After aborting this scan and rebooting (making the Internet accessible
once more) I restarted the script, this time with the requisite sudo:
sudo nmap -Pn -sn -T2 --max-retries 8 -iL <(awk '{print $2}' Temp-03212021-A55.txt) -oG - | grep "Host:" '-' | awk '{print $2,$3}' '-' | sed 's/()/(No_DNS)/g' | tr -d '()' >> Summary.01906.nMapoG.txt 2> FailedToResolve.01906.txt
and hit a second roadblock:
Failed to open input file /dev/fd/63 for reading
The source file is big (350.7 KB) but acceptable to the 1.0 MB limitation,
so here's the real thing.

Is /dev/fd/63 actually Temp-03212021-A55.txt ?
Or is it a remembered portion of the first step of the overall script from an
earlier execution of the main script ? /dev/fd lists the files 0,1,2 and 255.

Embedded in the overall script, the middle section runs OK, and the script
completes its overall task just fine, but without saving any of the error messages,
which I attempted to gather from the terminal window.

The same middle section, again run separately (with sudo !) again hits /dev/fd/63

Temp-03212021-A55.txt 350.7 KB
Magic Banana

I am a member!

Joined: 07/24/2010

Is /dev/fd/63 actually Temp-03212021-A55.txt ?

I am pretty sure it is the output of awk '{print $2}' Temp-03212021-A55.txt. It should not be in a subshell, which certainly exits before nmap is over.
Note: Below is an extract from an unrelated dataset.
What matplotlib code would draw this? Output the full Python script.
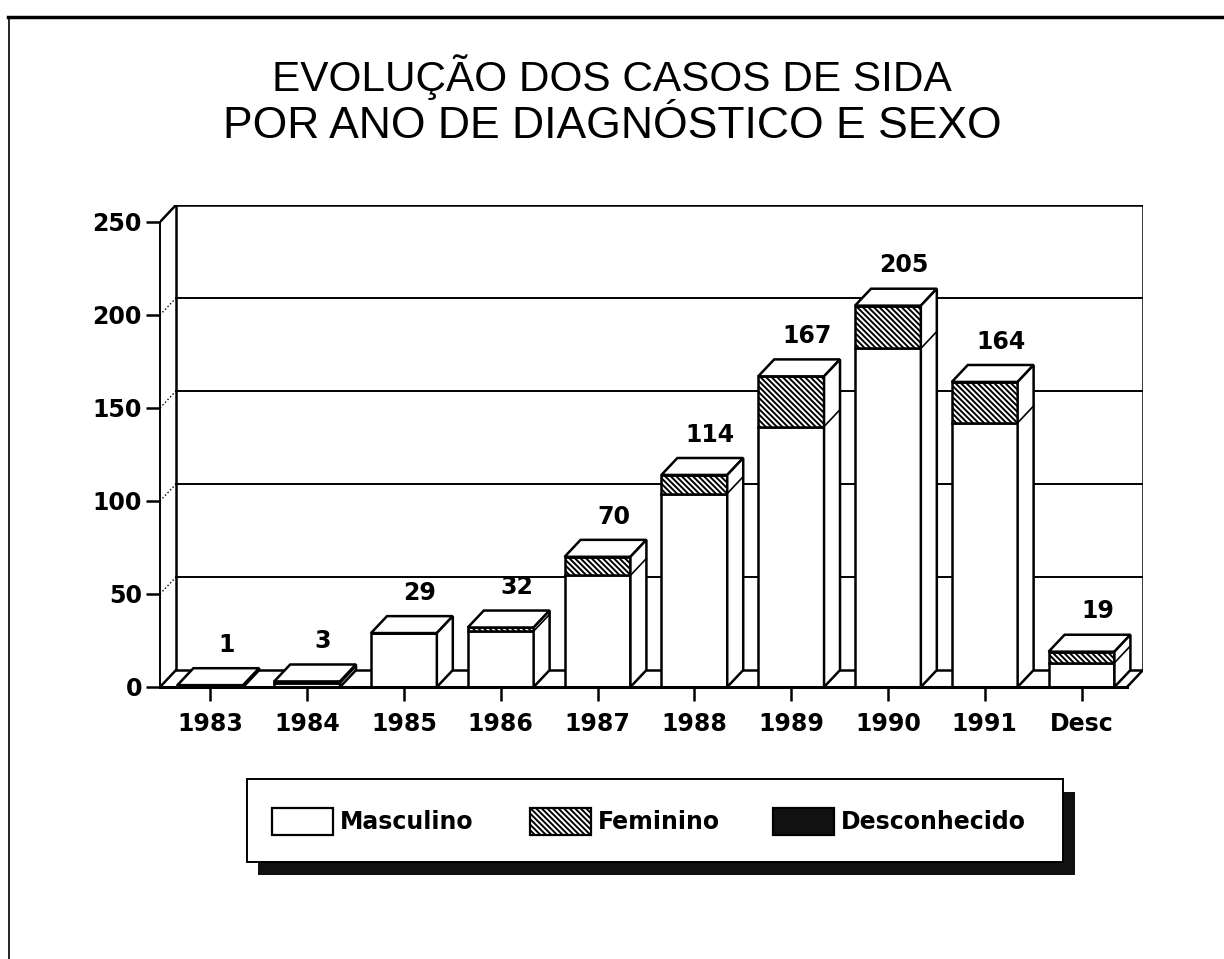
import matplotlib
matplotlib.use('Agg')
import matplotlib.pyplot as plt
from matplotlib.patches import Rectangle
from matplotlib.lines import Line2D
import numpy as np

# data
categories = ['1983', '1984', '1985', '1986', '1987', '1988', '1989', '1990', '1991', 'Desc']
masculino = [1, 2, 29, 30, 60, 104, 140, 182, 142, 13]
feminino = [0, 1, 0, 2, 10, 10, 27, 23, 22, 6]
desconhecido = [0, 0, 0, 0, 0, 0, 0, 0, 0, 0]
totals = [1, 3, 29, 32, 70, 114, 167, 205, 164, 19]
y_ticks = [0, 50, 100, 150, 200, 250]
legend_labels = ['Masculino', 'Feminino', 'Desconhecido']

title_lines = ['EVOLUÇÃO DOS CASOS DE SIDA', 'POR ANO DE DIAGNÓSTICO E SEXO']

# pseudo 3D depth, in data units
DX = 0.165
DY = 9.1
BAR_W = 0.68
X_LEFT = -0.52
X_RIGHT = 9.47
Y_TOP = 250

HATCH = '\\\\\\\\\\\\'
LW = 1.8

plt.rcParams['hatch.linewidth'] = 1.4
plt.rcParams['font.family'] = ['DejaVu Sans']

fig = plt.figure(figsize=(12.24, 9.59), dpi=100)
fig.patch.set_facecolor('white')

ax = fig.add_axes([160 / 1224, 272 / 959, 983 / 1224, 482 / 959])
ax.set_xlim(X_LEFT, X_RIGHT + DX)
ax.set_ylim(0, Y_TOP + DY)
ax.patch.set_alpha(0)

x = np.arange(len(categories))

# back wall and gridlines
ax.add_patch(Rectangle((X_LEFT + DX, DY), X_RIGHT - X_LEFT, Y_TOP, facecolor='white',
                       edgecolor='black', lw=LW, zorder=1))
for v in y_ticks[1:-1]:
    ax.plot([X_LEFT + DX, X_RIGHT + DX], [v + DY, v + DY], color='black', lw=1.4, zorder=1)
    ax.plot([X_LEFT, X_LEFT + DX], [v, v + DY], color='black', lw=1.0, ls=':', zorder=1)
ax.plot([X_LEFT, X_LEFT + DX], [Y_TOP, Y_TOP + DY], color='black', lw=LW, zorder=1)
ax.plot([X_LEFT, X_LEFT + DX], [0, DY], color='black', lw=LW, zorder=1)
ax.plot([X_RIGHT, X_RIGHT + DX], [0, DY], color='black', lw=LW, zorder=1)

# bars: front faces
ax.bar(x, masculino, width=BAR_W, color='white', edgecolor='black', lw=LW, zorder=3)
bottom2 = np.array(masculino)
ax.bar(x, feminino, width=BAR_W, bottom=bottom2, color='white', edgecolor='black',
       hatch=HATCH, lw=LW, zorder=3)
bottom3 = bottom2 + np.array(feminino)
ax.bar(x, desconhecido, width=BAR_W, bottom=bottom3, color='black', edgecolor='black',
       lw=LW, zorder=3)

# bars: top and side faces
for i, tot in enumerate(totals):
    xl = i - BAR_W / 2
    xr = i + BAR_W / 2
    ax.fill([xl, xl + DX, xr + DX, xr], [tot, tot + DY, tot + DY, tot],
            facecolor='white', edgecolor='black', lw=LW, zorder=3)
    ax.fill([xr, xr + DX, xr + DX, xr], [0, DY, tot + DY, tot],
            facecolor='white', edgecolor='black', lw=LW, zorder=3)
    if feminino[i] > 0 and masculino[i] > 0:
        m = masculino[i]
        ax.plot([xr, xr + DX], [m, m + DY], color='black', lw=1.2, zorder=4)
    ax.text(i + DX, tot + DY + 12.5, str(tot), ha='center', va='center',
            fontsize=17, fontweight='bold', zorder=5)

# axes and ticks
for s in ['top', 'right']:
    ax.spines[s].set_visible(False)
ax.spines['left'].set_bounds(0, Y_TOP)
ax.spines['bottom'].set_bounds(X_LEFT, X_RIGHT)
ax.spines['left'].set_linewidth(1.4)
ax.spines['bottom'].set_linewidth(2.2)
ax.spines['left'].set_zorder(6)
ax.spines['bottom'].set_zorder(6)
ax.set_yticks(y_ticks)
ax.set_xticks(x)
ax.set_xticklabels(categories)
ax.tick_params(axis='both', direction='out', length=10, width=1.8, labelsize=17, pad=8)
for lab in ax.get_xticklabels() + ax.get_yticklabels():
    lab.set_fontweight('bold')
ax.tick_params(axis='y', pad=3)

# title
fig.text(0.5, 1 - 77 / 959, title_lines[0], ha='center', va='center', fontsize=30.5,
         family='Liberation Sans')
fig.text(0.5, 1 - 126 / 959, title_lines[1], ha='center', va='center', fontsize=32,
         family='Liberation Sans')

# legend, drawn in pixel coordinates
lg = fig.add_axes([0, 0, 1, 1], zorder=10)
lg.set_xlim(0, 1224)
lg.set_ylim(959, 0)
lg.axis('off')
lg.patch.set_alpha(0)
lg.add_patch(Rectangle((258, 792), 817, 83, facecolor='#111111', edgecolor='none'))
lg.add_patch(Rectangle((247, 779), 816, 83, facecolor='white', edgecolor='black', lw=1.4))
swatch_x = [272, 530, 773]
swatch_styles = [dict(facecolor='white', hatch=None),
                 dict(facecolor='white', hatch=HATCH),
                 dict(facecolor='#111111', hatch=None)]
for sx, label, st in zip(swatch_x, legend_labels, swatch_styles):
    lg.add_patch(Rectangle((sx, 808), 61, 27, edgecolor='black', lw=1.6, **st))
    lg.text(sx + 68, 822, label, ha='left', va='center', fontsize=17, fontweight='bold')

# page frame
fig.add_artist(Line2D([8 / 1224, 1], [1 - 17 / 959, 1 - 17 / 959], color='black', lw=2.5))
fig.add_artist(Line2D([9 / 1224, 9 / 1224], [0, 1 - 17 / 959], color='black', lw=1.2))

plt.savefig('out.png', dpi=100)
Also, cut would be faster than awk (I assume spaces delimit the columns; is tabs do, remove "-d ' '"), you use '-' when it is useless, your sed substitution keeps parentheses that tr deletes right after, etc.:

cut -d ' ' -f 2 Temp-03212021-A55.txt | sudo nmap -Pn -sn -T2 --max-retries 8 -iL - -oG - | grep Host: | cut -d ' ' -f 2,3 | sed 's/()/No_DNS/g' | tr -d '()' >> Summary.01906.nMapoG.txt 2> FailedToResolve.01906.txt

Joined: 01/04/2015

Efficiencies notwithstanding, those
Failed to resolve ""..
scroll by way too fast already and do not end up in the error_output file.

Now running another instance of Etiona, this one on the same HDD as the data files,
the previously mentioned tendencies of that OS to freeze at the slightest change
in the environment (such as saving another file or encountering an nmap error)
have vanished, leaving us only those nmap "comments" to collect by hand.